Tumor testing includes tests directed at detecting single gene markers, hot-spot next generation sequencing panels or comprehensive genomic paneling.
“When you use one of these comprehensive approaches, you not only get to look at the entire genes, but you get to look at additional information that is really exciting and is forming the basis for some of the most interesting advances in therapy coming out for ovarian cancer,” said Elvin. “It is the concept of homologous recombination repair deficiency (HRD).”
Because HRD can be a complex concept – and affects whether a PARP inhibitor may be the best treatment option for a woman with ovarian cancer, Elvin compared it to traffic on a highway: When using homologous recombination (HR), a DNA repair pathway for double-strand breaks (which is catastrophic to an individual’s cell), it means the highway is open with no traffic to repair these cells.
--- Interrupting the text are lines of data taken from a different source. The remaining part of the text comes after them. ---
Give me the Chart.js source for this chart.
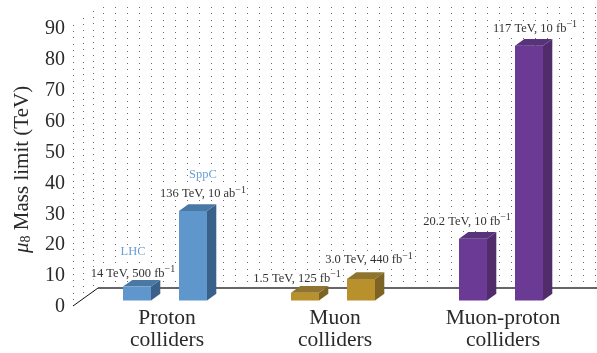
<!DOCTYPE html>
<html><head><meta charset="utf-8">
<script src="https://cdn.jsdelivr.net/npm/chart.js@4"></script>
<style>html,body{margin:0;padding:0;background:#fff}canvas{display:block}</style></head>
<body><canvas id="c" width="597" height="353"></canvas>
<script>
const categories = ["LHC","SppC","","Muon 1.5","Muon 3.0","","Muon-proton 20.2","Muon-proton 117"];
const massLimit = [4.5,29,null,2.5,7,null,20,82.5];
const yTicks = [0,10,20,30,40,50,60,70,80,90];
const energyLabels = ["14 TeV, 500 fb","136 TeV, 10 ab",null,"1.5 TeV, 125 fb","3.0 TeV, 440 fb",null,"20.2 TeV, 10 fb","117 TeV, 10 fb"];
const groupNames = [["Proton","colliders"],["Muon","colliders"],["Muon-proton","colliders"]];
const groupBars = [[0,1],[3,4],[6,7]];
const machineNames = {0:"LHC",1:"SppC"};
const frontColors = ["#5f97cd","#5f97cd","#000","#b8902c","#b8902c","#000","#6b3a94","#6b3a94"];
const sideColors  = ["#3a6189","#3a6189","#000","#7d6425","#7d6425","#000","#502c6b","#502c6b"];
const topColors   = ["#4a78a5","#4a78a5","#000","#8f7430","#8f7430","#000","#59327c","#59327c"];
const labelShift = [[-4,-13],[10,-17],null,[-8,-14],[8,-19],null,[-6,-17],[6,-17]];
const SERIF = '"Liberation Serif", serif';
const DX = 9.3, DY = 6.7;

function poly(ctx, pts, color){
  ctx.fillStyle = color; ctx.beginPath();
  pts.forEach((p,i)=> i?ctx.lineTo(p[0],p[1]):ctx.moveTo(p[0],p[1]));
  ctx.closePath(); ctx.fill();
}
const scene = {
  id:'scene',
  beforeDatasetsDraw(chart){
    const ctx = chart.ctx, y = chart.scales.y;
    ctx.save();
    ctx.fillStyle = '#6a6a6a';
    for(let v=0;v<=90;v+=2){
      const py = y.getPixelForValue(v);
      if(v<=88) for(let x=103;x<597;x+=12) ctx.fillRect(x,Math.round(py-23-(v/90)*2),1,1);
      [[73,0],[83,7],[93,14]].forEach(s=>{
        ctx.fillRect(s[0],Math.round(py-s[1]+1-(v/90)*2),1,1);
      });
    }
    ctx.strokeStyle='#666'; ctx.lineWidth=2;
    ctx.beginPath(); ctx.moveTo(98,288); ctx.lineTo(597,288); ctx.stroke();
    ctx.strokeStyle='#111'; ctx.lineWidth=1;
    ctx.beginPath(); ctx.moveTo(73,306); ctx.lineTo(98,288); ctx.stroke();
    ctx.restore();
  },
  afterDatasetsDraw(chart){
    const ctx = chart.ctx, meta = chart.getDatasetMeta(0);
    ctx.save();
    meta.data.forEach((b,i)=>{
      if(massLimit[i]==null) return;
      const l=b.x-b.width/2, r=b.x+b.width/2, t=b.y, bt=b.base;
      poly(ctx,[[r,t],[r+DX,t-DY],[r+DX,bt-DY],[r,bt]],sideColors[i]);
      poly(ctx,[[l,t],[l+DX,t-DY],[r+DX,t-DY],[r,t]],topColors[i]);
      const s=labelShift[i], cx=b.x+s[0], cy=t+s[1];
      ctx.textBaseline='middle';
      ctx.font='12.5px '+SERIF;
      const w1=ctx.measureText(energyLabels[i]).width;
      ctx.font='10px '+SERIF;
      const w2=ctx.measureText('\u22121').width;
      const x0=cx-(w1+w2)/2;
      ctx.textAlign='left';
      ctx.fillStyle='#fff'; ctx.fillRect(x0-1,cy-6,w1+w2+2,12);
      ctx.fillStyle='#333';
      ctx.font='12.5px '+SERIF; ctx.fillText(energyLabels[i],x0,cy);
      ctx.font='10px '+SERIF; ctx.fillText('\u22121',x0+w1,cy-4);
      if(machineNames[i]){
        ctx.font='12.5px '+SERIF; ctx.textAlign='center';
        const lx=i===0?133:203, ly=i===0?252:175;
        ctx.fillStyle='#fff'; ctx.fillRect(lx-15,ly-6,30,12);
        ctx.fillStyle='#6a9fd4';
        ctx.fillText(machineNames[i],lx,ly);
      }
    });
    ctx.fillStyle='#2a2a2a'; ctx.textAlign='center'; ctx.textBaseline='middle';
    ctx.font='21.5px '+SERIF;
    groupBars.forEach((g,k)=>{
      const cx=(meta.data[g[0]].x+meta.data[g[1]].x)/2+2;
      ctx.fillText(groupNames[k][0],cx,318);
      ctx.fillText(groupNames[k][1],cx,340);
    });
    ctx.translate(22,253); ctx.rotate(-Math.PI/2);
    ctx.textAlign='left'; let x=0;
    ctx.font='italic 21px '+SERIF; ctx.fillText('\u03bc',x,0); x+=ctx.measureText('\u03bc').width;
    ctx.font='14px '+SERIF; ctx.fillText('8',x,4); x+=ctx.measureText('8').width;
    ctx.font='21px '+SERIF; ctx.fillText(' Mass limit (TeV)',x,0);
    ctx.restore();
  }
};
new Chart(document.getElementById('c'),{
  type:'bar',
  data:{labels:categories,datasets:[{data:massLimit,backgroundColor:frontColors,yAxisID:'yBar',barPercentage:0.5,categoryPercentage:1,borderWidth:0}]},
  plugins:[scene],
  options:{
    responsive:false,animation:false,
    layout:{padding:{left:0,right:40,top:26,bottom:49}},
    plugins:{legend:{display:false},tooltip:{enabled:false}},
    scales:{
      x:{display:false},
      y:{min:0,max:90,afterFit(s){s.width=109;s.paddingTop=0;s.paddingBottom=0;},
         afterBuildTicks(s){s.ticks=yTicks.map(v=>({value:v}));},
         grid:{display:false},border:{display:false},
         ticks:{padding:36,labelOffset:3,autoSkip:false,color:'#2a2a2a',font:{family:'"Liberation Serif"',size:20}}},
      yBar:{display:false,min:-1.13,max:88.87}
    }
  }
});
</script></body></html>
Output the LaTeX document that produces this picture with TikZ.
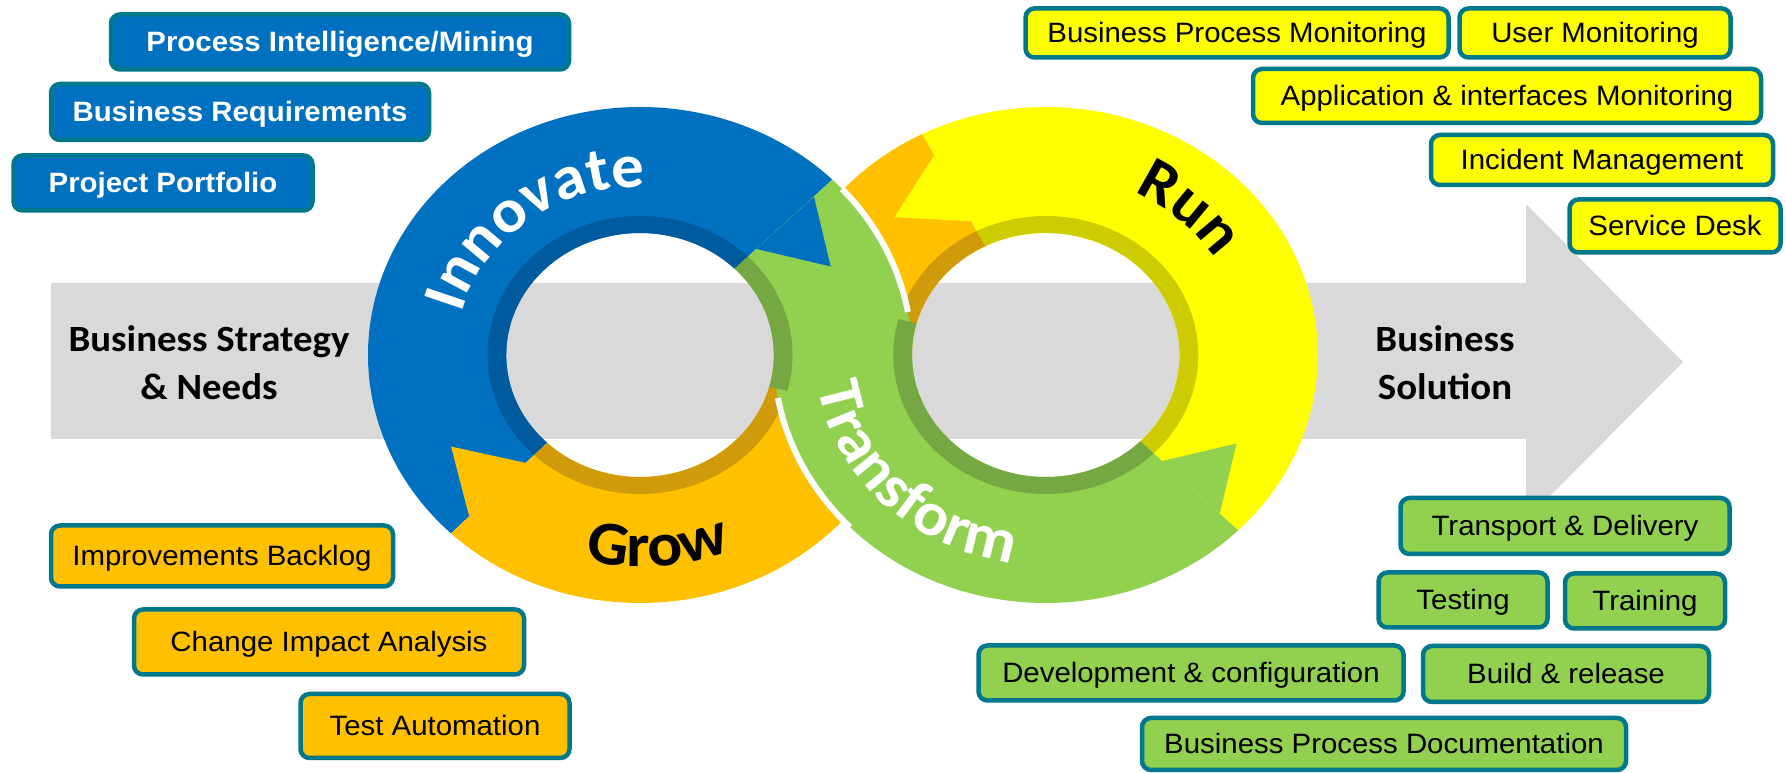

Without HR, cells rely on alternative, error-prone DNA repair pathways, meaning they have to come up with a back-up plan – the highway is closed, but there are detours to side streets the cells can still take to repair. However, Elvin noted these back-up repair pathways are not as good.
HRD cells are susceptible to PARP inhibitors because, in traffic terms, the agent forces the cells in to a traffic gridlock. “Those tumor cells eventually accumulate so many breaks that they can’t replicate any more that they die, which is what we want,” Elvin explained. “Detecting cells with this phenomenon allow us to predict which one we are going to have effective responses to PARP inhibitors.”
Lastly, cells with intact HR require other treatment strategies because, simply, the highway is open for them to travel upon.
Therefore, tumor testing is essential. “It is actually very easy, and jus requires the knowledge that it exists,” Elvin said.
“Personalizing care by rationally matching therapies based on better information can lead to improved patient outcomes and accelerate progress towards a better, brighter future,” she added. “Together we can conquer the final frontier, which is ignorance. So, help your doctors help you.”